* [Exercise objective]: State how many lines include "this", giving the number by itself.

* [Supplied records]:
====================

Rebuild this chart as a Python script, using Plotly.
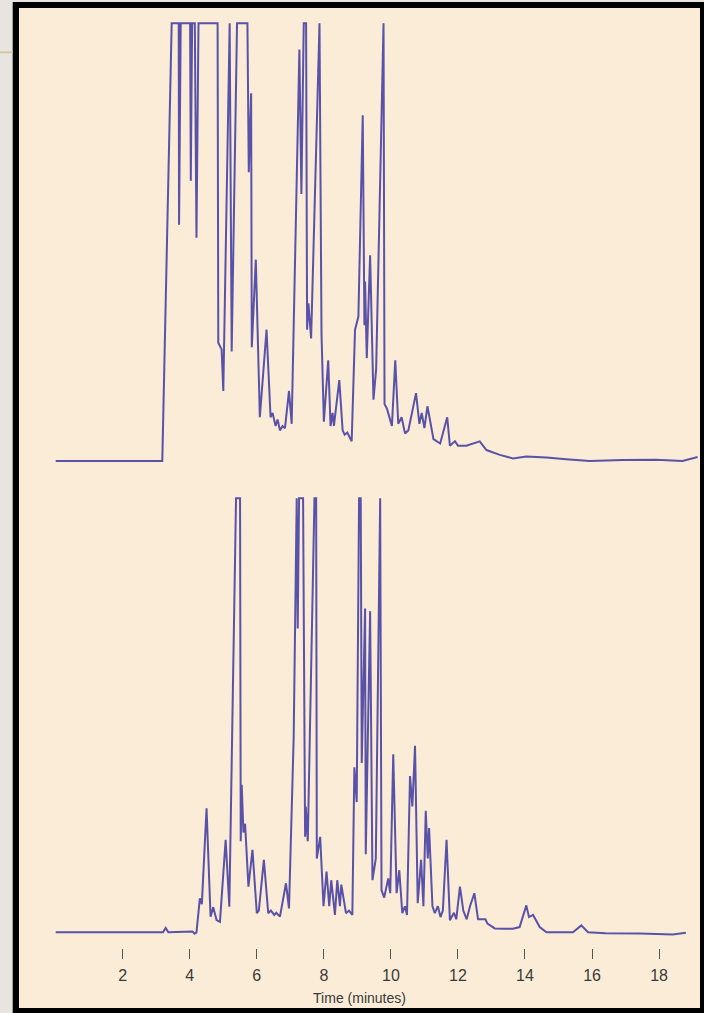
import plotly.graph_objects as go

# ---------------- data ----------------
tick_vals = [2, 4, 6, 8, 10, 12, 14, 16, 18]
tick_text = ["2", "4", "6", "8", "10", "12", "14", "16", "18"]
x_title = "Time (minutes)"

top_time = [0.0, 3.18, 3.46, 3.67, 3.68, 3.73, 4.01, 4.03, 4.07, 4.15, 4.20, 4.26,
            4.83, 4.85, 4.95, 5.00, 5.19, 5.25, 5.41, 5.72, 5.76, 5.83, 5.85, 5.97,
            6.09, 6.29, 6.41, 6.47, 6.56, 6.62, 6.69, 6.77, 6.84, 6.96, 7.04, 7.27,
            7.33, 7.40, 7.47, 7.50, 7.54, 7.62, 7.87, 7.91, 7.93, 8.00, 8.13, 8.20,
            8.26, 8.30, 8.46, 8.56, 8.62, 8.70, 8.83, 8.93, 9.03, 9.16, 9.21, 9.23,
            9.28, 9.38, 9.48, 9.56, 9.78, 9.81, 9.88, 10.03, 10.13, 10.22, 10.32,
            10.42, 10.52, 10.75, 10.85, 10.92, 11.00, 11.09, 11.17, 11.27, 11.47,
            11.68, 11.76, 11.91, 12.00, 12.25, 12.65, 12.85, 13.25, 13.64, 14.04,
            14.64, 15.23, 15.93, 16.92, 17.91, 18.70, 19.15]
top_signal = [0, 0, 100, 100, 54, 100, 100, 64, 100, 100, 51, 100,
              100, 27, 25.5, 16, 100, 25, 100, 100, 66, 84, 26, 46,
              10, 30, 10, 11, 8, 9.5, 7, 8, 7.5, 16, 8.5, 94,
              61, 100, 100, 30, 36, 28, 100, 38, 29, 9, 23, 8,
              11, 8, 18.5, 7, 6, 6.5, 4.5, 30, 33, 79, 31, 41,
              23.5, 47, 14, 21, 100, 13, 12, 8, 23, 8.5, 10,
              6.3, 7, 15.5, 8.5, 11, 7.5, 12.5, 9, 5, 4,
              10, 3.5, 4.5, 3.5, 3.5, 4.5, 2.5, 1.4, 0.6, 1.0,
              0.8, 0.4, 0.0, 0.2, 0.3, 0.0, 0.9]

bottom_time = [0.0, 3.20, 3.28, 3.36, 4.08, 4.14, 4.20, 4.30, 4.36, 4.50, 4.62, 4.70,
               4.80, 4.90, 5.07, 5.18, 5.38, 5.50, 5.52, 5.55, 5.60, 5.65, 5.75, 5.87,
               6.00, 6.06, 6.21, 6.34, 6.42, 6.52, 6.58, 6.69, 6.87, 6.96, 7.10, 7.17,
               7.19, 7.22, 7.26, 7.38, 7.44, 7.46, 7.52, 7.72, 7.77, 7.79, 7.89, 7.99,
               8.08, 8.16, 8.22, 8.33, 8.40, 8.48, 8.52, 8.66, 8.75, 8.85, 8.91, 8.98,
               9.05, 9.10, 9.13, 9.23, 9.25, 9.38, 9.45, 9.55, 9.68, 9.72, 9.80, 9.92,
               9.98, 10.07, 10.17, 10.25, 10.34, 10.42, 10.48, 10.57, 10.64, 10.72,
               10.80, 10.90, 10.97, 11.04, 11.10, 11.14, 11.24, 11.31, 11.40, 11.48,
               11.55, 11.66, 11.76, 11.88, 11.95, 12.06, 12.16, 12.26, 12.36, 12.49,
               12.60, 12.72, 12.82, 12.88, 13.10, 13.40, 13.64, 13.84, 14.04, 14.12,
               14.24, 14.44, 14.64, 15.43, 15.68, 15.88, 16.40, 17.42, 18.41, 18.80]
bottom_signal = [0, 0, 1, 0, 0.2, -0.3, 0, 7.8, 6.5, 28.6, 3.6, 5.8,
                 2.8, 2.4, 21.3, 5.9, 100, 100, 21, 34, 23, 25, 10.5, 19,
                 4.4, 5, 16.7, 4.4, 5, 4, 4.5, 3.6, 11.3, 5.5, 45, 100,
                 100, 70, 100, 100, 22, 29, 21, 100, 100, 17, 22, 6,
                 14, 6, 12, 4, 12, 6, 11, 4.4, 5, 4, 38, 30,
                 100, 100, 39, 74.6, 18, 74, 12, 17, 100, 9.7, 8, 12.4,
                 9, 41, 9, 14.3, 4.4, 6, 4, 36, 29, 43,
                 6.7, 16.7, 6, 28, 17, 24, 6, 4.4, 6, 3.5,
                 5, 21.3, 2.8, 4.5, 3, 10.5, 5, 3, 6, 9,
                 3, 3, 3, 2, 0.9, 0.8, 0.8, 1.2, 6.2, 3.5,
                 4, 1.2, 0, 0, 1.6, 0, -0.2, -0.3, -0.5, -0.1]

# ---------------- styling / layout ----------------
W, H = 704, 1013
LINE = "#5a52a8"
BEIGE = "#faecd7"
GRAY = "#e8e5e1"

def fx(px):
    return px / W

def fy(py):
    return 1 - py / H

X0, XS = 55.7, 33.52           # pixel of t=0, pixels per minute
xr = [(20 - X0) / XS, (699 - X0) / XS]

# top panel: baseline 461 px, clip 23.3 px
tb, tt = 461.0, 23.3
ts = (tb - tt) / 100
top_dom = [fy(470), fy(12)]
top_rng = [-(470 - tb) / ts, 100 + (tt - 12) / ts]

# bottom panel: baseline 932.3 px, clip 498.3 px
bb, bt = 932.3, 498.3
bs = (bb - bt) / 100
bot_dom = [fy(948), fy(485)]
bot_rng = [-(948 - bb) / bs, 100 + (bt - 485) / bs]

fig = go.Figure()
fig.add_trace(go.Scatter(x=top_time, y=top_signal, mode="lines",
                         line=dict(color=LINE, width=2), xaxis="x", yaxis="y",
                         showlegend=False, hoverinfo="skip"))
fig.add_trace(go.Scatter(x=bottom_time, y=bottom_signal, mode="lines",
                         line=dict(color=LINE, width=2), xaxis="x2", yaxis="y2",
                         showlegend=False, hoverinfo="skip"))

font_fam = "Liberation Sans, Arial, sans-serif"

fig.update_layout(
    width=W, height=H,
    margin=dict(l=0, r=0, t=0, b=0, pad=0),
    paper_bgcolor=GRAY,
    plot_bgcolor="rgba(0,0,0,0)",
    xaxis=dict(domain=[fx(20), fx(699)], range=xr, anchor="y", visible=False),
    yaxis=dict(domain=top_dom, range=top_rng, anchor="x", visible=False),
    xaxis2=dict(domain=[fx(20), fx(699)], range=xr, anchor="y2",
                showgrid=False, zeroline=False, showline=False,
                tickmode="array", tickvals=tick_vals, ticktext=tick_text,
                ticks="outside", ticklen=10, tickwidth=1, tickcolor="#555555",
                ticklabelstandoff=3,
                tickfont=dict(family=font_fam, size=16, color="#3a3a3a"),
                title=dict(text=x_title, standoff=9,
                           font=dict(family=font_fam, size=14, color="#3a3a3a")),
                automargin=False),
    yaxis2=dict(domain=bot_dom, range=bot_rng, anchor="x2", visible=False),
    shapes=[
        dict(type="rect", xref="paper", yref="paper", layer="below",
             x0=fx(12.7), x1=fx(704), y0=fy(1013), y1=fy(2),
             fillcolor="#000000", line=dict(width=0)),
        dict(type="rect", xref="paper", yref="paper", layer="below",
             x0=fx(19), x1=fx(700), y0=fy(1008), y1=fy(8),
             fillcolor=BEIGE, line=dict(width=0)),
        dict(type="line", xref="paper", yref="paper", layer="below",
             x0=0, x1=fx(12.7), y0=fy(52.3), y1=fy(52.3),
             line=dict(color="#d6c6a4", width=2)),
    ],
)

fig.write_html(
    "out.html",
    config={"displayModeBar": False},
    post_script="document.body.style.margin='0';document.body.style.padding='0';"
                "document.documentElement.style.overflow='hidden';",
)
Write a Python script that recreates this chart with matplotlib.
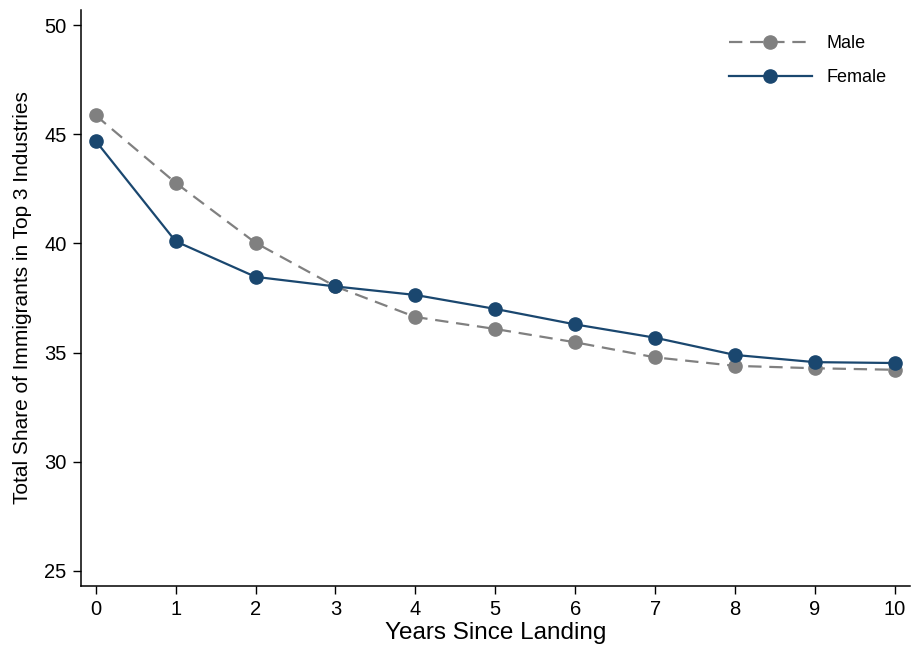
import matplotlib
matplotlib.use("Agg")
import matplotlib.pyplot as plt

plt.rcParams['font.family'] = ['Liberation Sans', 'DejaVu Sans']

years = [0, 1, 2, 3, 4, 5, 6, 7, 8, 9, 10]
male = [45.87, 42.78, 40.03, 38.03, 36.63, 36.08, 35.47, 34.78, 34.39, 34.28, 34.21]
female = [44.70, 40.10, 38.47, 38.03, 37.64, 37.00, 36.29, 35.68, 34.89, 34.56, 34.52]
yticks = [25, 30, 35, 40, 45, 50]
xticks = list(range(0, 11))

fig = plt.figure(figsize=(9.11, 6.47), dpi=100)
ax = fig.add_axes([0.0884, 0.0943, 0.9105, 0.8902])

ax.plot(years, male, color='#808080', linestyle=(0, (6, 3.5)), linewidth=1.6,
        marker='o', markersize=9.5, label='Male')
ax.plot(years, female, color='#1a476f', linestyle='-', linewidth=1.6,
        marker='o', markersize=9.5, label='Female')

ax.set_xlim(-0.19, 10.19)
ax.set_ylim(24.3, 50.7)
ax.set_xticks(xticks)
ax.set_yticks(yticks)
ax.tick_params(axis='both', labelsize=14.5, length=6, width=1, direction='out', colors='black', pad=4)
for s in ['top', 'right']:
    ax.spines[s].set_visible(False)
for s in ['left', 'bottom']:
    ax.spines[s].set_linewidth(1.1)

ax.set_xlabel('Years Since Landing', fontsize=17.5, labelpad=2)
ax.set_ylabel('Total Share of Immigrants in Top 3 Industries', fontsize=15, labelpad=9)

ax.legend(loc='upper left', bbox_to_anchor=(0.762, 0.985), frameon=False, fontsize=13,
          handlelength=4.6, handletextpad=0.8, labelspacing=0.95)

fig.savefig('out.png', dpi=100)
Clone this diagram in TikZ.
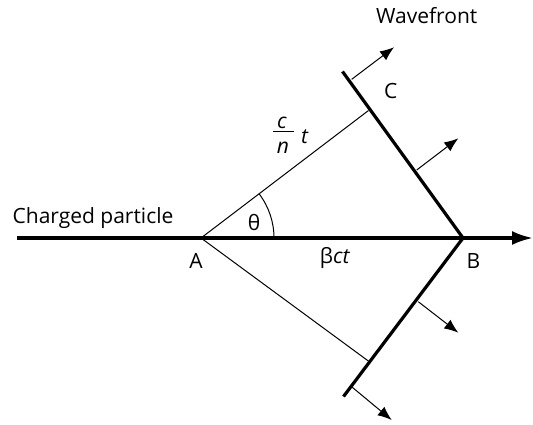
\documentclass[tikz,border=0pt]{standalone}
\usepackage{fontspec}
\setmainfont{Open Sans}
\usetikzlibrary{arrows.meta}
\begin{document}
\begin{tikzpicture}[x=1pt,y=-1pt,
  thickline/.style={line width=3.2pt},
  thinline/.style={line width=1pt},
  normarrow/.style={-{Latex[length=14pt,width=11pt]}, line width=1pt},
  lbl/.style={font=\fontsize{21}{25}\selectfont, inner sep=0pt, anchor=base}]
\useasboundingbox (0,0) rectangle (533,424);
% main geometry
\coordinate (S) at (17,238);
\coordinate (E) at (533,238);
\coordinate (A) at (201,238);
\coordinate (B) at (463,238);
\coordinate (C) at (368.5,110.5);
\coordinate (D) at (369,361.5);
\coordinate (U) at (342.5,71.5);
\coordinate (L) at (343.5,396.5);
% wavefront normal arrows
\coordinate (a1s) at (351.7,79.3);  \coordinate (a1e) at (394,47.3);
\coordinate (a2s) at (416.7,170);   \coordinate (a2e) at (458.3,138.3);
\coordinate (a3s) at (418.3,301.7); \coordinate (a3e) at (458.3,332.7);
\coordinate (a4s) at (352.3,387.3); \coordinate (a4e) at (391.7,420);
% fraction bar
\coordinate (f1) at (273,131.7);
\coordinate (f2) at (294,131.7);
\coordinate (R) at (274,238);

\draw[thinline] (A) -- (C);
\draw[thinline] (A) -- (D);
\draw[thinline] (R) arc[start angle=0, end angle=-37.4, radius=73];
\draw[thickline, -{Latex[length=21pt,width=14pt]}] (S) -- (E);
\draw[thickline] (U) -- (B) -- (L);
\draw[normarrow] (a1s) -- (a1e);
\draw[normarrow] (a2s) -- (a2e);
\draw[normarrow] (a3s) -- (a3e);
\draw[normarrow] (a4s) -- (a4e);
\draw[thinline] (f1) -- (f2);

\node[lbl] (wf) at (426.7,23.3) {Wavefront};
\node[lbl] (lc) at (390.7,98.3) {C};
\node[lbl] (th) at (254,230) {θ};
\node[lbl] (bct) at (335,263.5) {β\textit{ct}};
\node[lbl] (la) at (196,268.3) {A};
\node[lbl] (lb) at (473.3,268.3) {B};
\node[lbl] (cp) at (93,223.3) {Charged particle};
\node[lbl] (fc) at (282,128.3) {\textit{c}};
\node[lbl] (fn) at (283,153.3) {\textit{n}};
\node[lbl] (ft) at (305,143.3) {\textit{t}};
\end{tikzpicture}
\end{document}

====================

* [The solution]: 3